* [Given problem]: Leaving the pictures out, print the lines from the first line of the listing through the line containing "забезпечення стратегічного розвитку", exactly as they read, and no others.

* [Data shown]:
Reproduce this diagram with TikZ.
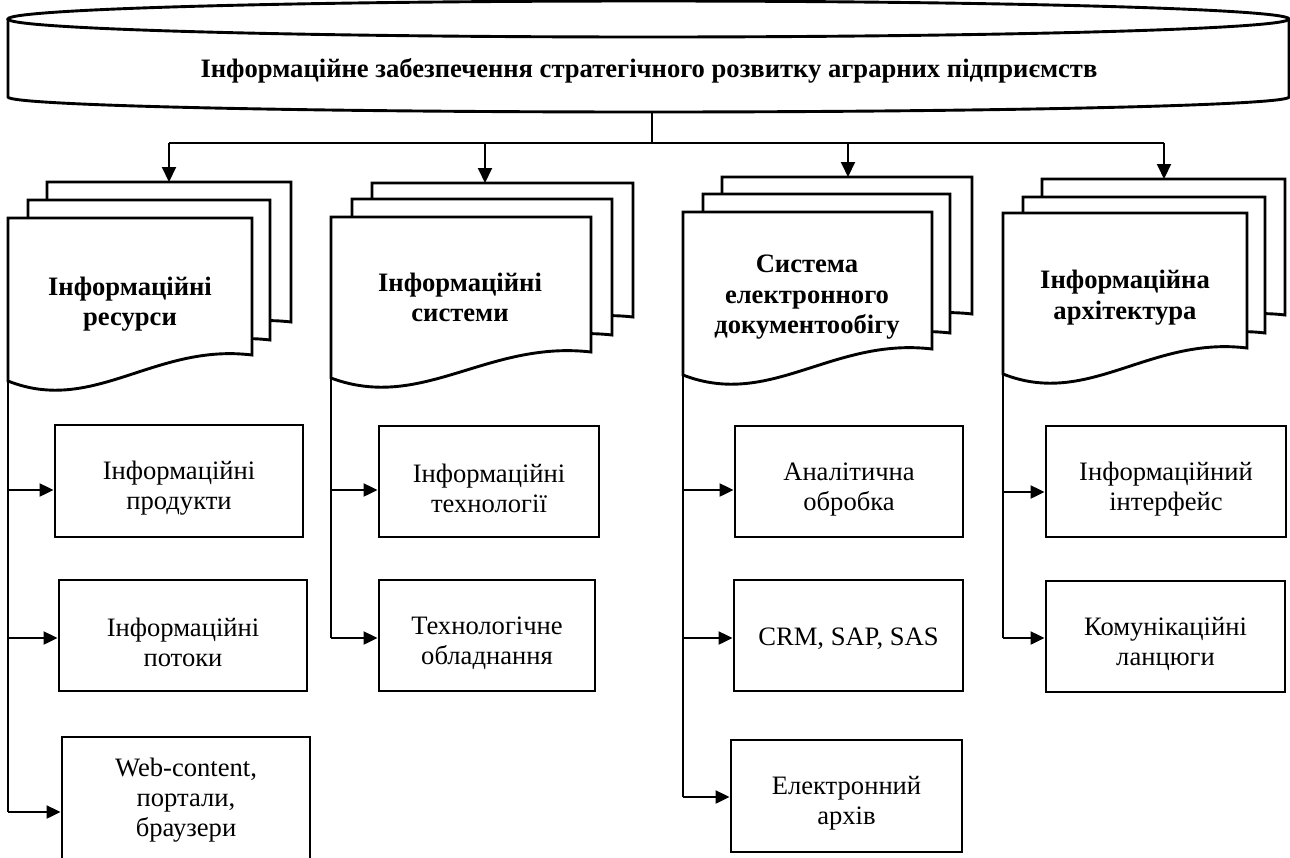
\documentclass[tikz,border=0pt]{standalone}
\usepackage{fontspec}
\setmainfont{Liberation Serif}
\usetikzlibrary{arrows.meta,calc}
\newcommand\tp{\rule{0pt}{33pt}}
\newcommand\tq{\rule{0pt}{25pt}}
\begin{document}
\begin{tikzpicture}[x=1pt,y=-1pt,
  box/.style={draw, line width=2.9pt, fill=white, align=center, inner sep=0pt,
    font=\fontsize{26.6}{30}\selectfont},
  docst/.style={draw, line width=2.9pt, fill=white, line join=miter},
  doctext/.style={align=center, inner sep=0pt, font=\fontsize{26.6}{30.5}\selectfont\bfseries},
  vline/.style={line width=1.4pt},
  harr/.style={line width=2.2pt, -{Triangle[length=14pt,width=13pt]}},
  darr/.style={line width=2pt, -{Triangle[length=15pt,width=14pt]}},
  tline/.style={line width=1.7pt}]
\newcommand\cbox[6]{\node[box, minimum width={#3-#2}, minimum height={#5-#4}] (#1) at ({(#2+#3)/2},{(#4+#5)/2}) {#6};}
\newcommand\mdoc[4]{\draw[docst] (#1,#3) -- (#2,#3) -- (#2,#4) .. controls ({#1+0.6*(#2-#1)},{#4-12}) and ({#1+0.35*(#2-#1)},{#4+60}) .. (#1,{#4+26}) -- cycle;}

\clip (0,0) rectangle (1290,857);

% banner
\draw[docst] (8,19) -- (8,97) .. controls (8,105.3) and (295,112) .. (648.5,112)
  .. controls (1002,112) and (1289,105.3) .. (1289,97) -- (1289,19);
\draw[line width=2.9pt] (648.5,19) ellipse [x radius=640.5pt, y radius=18pt];
\node[font=\fontsize{26.6}{30}\selectfont\bfseries, inner sep=0pt] (title) at (649,71)
  {Інформаційне забезпечення стратегічного розвитку аграрних підприємств};

% top connectors
\coordinate (topb) at (652,112);
\coordinate (hub) at (652,143);
\coordinate (h1) at (169,143);
\coordinate (h2) at (485,143);
\coordinate (h3) at (848,143);
\coordinate (h4) at (1164,143);
\coordinate (g1t) at (169,182);
\coordinate (g2t) at (485,183);
\coordinate (g3t) at (848,177);
\coordinate (g4t) at (1164,179);
\draw[tline] (topb) -- (hub);
\draw[tline] (h1) -- (h4);
\draw[darr] (h1) -- (g1t);
\draw[darr] (h2) -- (g2t);
\draw[darr] (h3) -- (g3t);
\draw[darr] (h4) -- (g4t);

% documents
\mdoc{47}{291}{182}{322}
\mdoc{28}{270}{200}{340}
\mdoc{8}{252}{218}{355}
\mdoc{372}{633}{183}{317}
\mdoc{352}{612}{199}{335}
\mdoc{331}{591}{217}{352}
\mdoc{722}{972}{177}{314}
\mdoc{703}{950}{194}{333}
\mdoc{683}{932}{212}{349}
\mdoc{1042}{1285}{179}{315}
\mdoc{1023}{1265}{197}{333}
\mdoc{1003}{1247}{213}{348}

\node[doctext] (d1) at (130,304) {Інформаційні\\ресурси};
\node[doctext] (d2) at (460,297.5) {Інформаційні\\системи};
\node[doctext] (d3) at (807,297.5) {Система\\електронного\\документообігу};
\node[doctext] (d4) at (1125,297.5) {Інформаційна\\архітектура};

\coordinate (g1bl) at (8,381);
\coordinate (g2bl) at (331,378);
\coordinate (g3bl) at (683,375);
\coordinate (g4bl) at (1003,374);

% child boxes
\cbox{b11}{55}{303}{425}{537}{\tp Інформаційні\\продукти}
\cbox{b12}{59}{307}{580}{691}{\tp Інформаційні\\потоки}
\cbox{b13}{62}{310}{737}{863}{Web-content,\\портали,\\браузери}
\cbox{b21}{379}{599}{426}{537}{\tp Інформаційні\\технології}
\cbox{b22}{379}{595}{580}{691}{\tp Технологічне\\обладнання}
\cbox{b31}{735}{963}{426}{537}{\tp Аналітична\\обробка}
\cbox{b32}{734}{963}{580}{691}{\tq CRM, SAP, SAS}
\cbox{b33}{731}{962}{740}{852}{\tp Електронний\\архів}
\cbox{b41}{1046}{1286}{426}{537}{\tp Інформаційний\\інтерфейс}
\cbox{b42}{1046}{1285}{581}{692}{\tp Комунікаційні\\ланцюги}

\coordinate (b11a) at ([yshift=-9pt]b11.west);
\coordinate (b12a) at ([yshift=-2.5pt]b12.west);
\coordinate (b13a) at ([yshift=-12pt]b13.west);
\coordinate (b21a) at ([yshift=-8.5pt]b21.west);
\coordinate (b22a) at ([yshift=-2.5pt]b22.west);
\coordinate (b31a) at ([yshift=-8.5pt]b31.west);
\coordinate (b32a) at ([yshift=-2.5pt]b32.west);
\coordinate (b33a) at ([yshift=-1pt]b33.west);
\coordinate (b41a) at ([yshift=-10.5pt]b41.west);
\coordinate (b42a) at ([yshift=-1.5pt]b42.west);

\draw[vline] (g1bl) -- (g1bl |- b13a);
\draw[vline] (g2bl) -- (g2bl |- b22a);
\draw[vline] (g3bl) -- (g3bl |- b33a);
\draw[vline] (g4bl) -- (g4bl |- b42a);

\draw[harr] (g1bl |- b11a) -- (b11a);
\draw[harr] (g1bl |- b12a) -- (b12a);
\draw[harr] (g1bl |- b13a) -- (b13a);
\draw[harr] (g2bl |- b21a) -- (b21a);
\draw[harr] (g2bl |- b22a) -- (b22a);
\draw[harr] (g3bl |- b31a) -- (b31a);
\draw[harr] (g3bl |- b32a) -- (b32a);
\draw[harr] (g3bl |- b33a) -- (b33a);
\draw[harr] (g4bl |- b41a) -- (b41a);
\draw[harr] (g4bl |- b42a) -- (b42a);
\end{tikzpicture}
\end{document}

* [Finished task]:
Reproduce this diagram with TikZ.
\documentclass[tikz,border=0pt]{standalone}
\usepackage{fontspec}
\setmainfont{Liberation Serif}
\usetikzlibrary{arrows.meta,calc}
\newcommand\tp{\rule{0pt}{33pt}}
\newcommand\tq{\rule{0pt}{25pt}}
\begin{document}
\begin{tikzpicture}[x=1pt,y=-1pt,
  box/.style={draw, line width=2.9pt, fill=white, align=center, inner sep=0pt,
    font=\fontsize{26.6}{30}\selectfont},
  docst/.style={draw, line width=2.9pt, fill=white, line join=miter},
  doctext/.style={align=center, inner sep=0pt, font=\fontsize{26.6}{30.5}\selectfont\bfseries},
  vline/.style={line width=1.4pt},
  harr/.style={line width=2.2pt, -{Triangle[length=14pt,width=13pt]}},
  darr/.style={line width=2pt, -{Triangle[length=15pt,width=14pt]}},
  tline/.style={line width=1.7pt}]
\newcommand\cbox[6]{\node[box, minimum width={#3-#2}, minimum height={#5-#4}] (#1) at ({(#2+#3)/2},{(#4+#5)/2}) {#6};}
\newcommand\mdoc[4]{\draw[docst] (#1,#3) -- (#2,#3) -- (#2,#4) .. controls ({#1+0.6*(#2-#1)},{#4-12}) and ({#1+0.35*(#2-#1)},{#4+60}) .. (#1,{#4+26}) -- cycle;}

\clip (0,0) rectangle (1290,857);

% banner
\draw[docst] (8,19) -- (8,97) .. controls (8,105.3) and (295,112) .. (648.5,112)
  .. controls (1002,112) and (1289,105.3) .. (1289,97) -- (1289,19);
\draw[line width=2.9pt] (648.5,19) ellipse [x radius=640.5pt, y radius=18pt];
\node[font=\fontsize{26.6}{30}\selectfont\bfseries, inner sep=0pt] (title) at (649,71)
  {Інформаційне забезпечення стратегічного розвитку аграрних підприємств};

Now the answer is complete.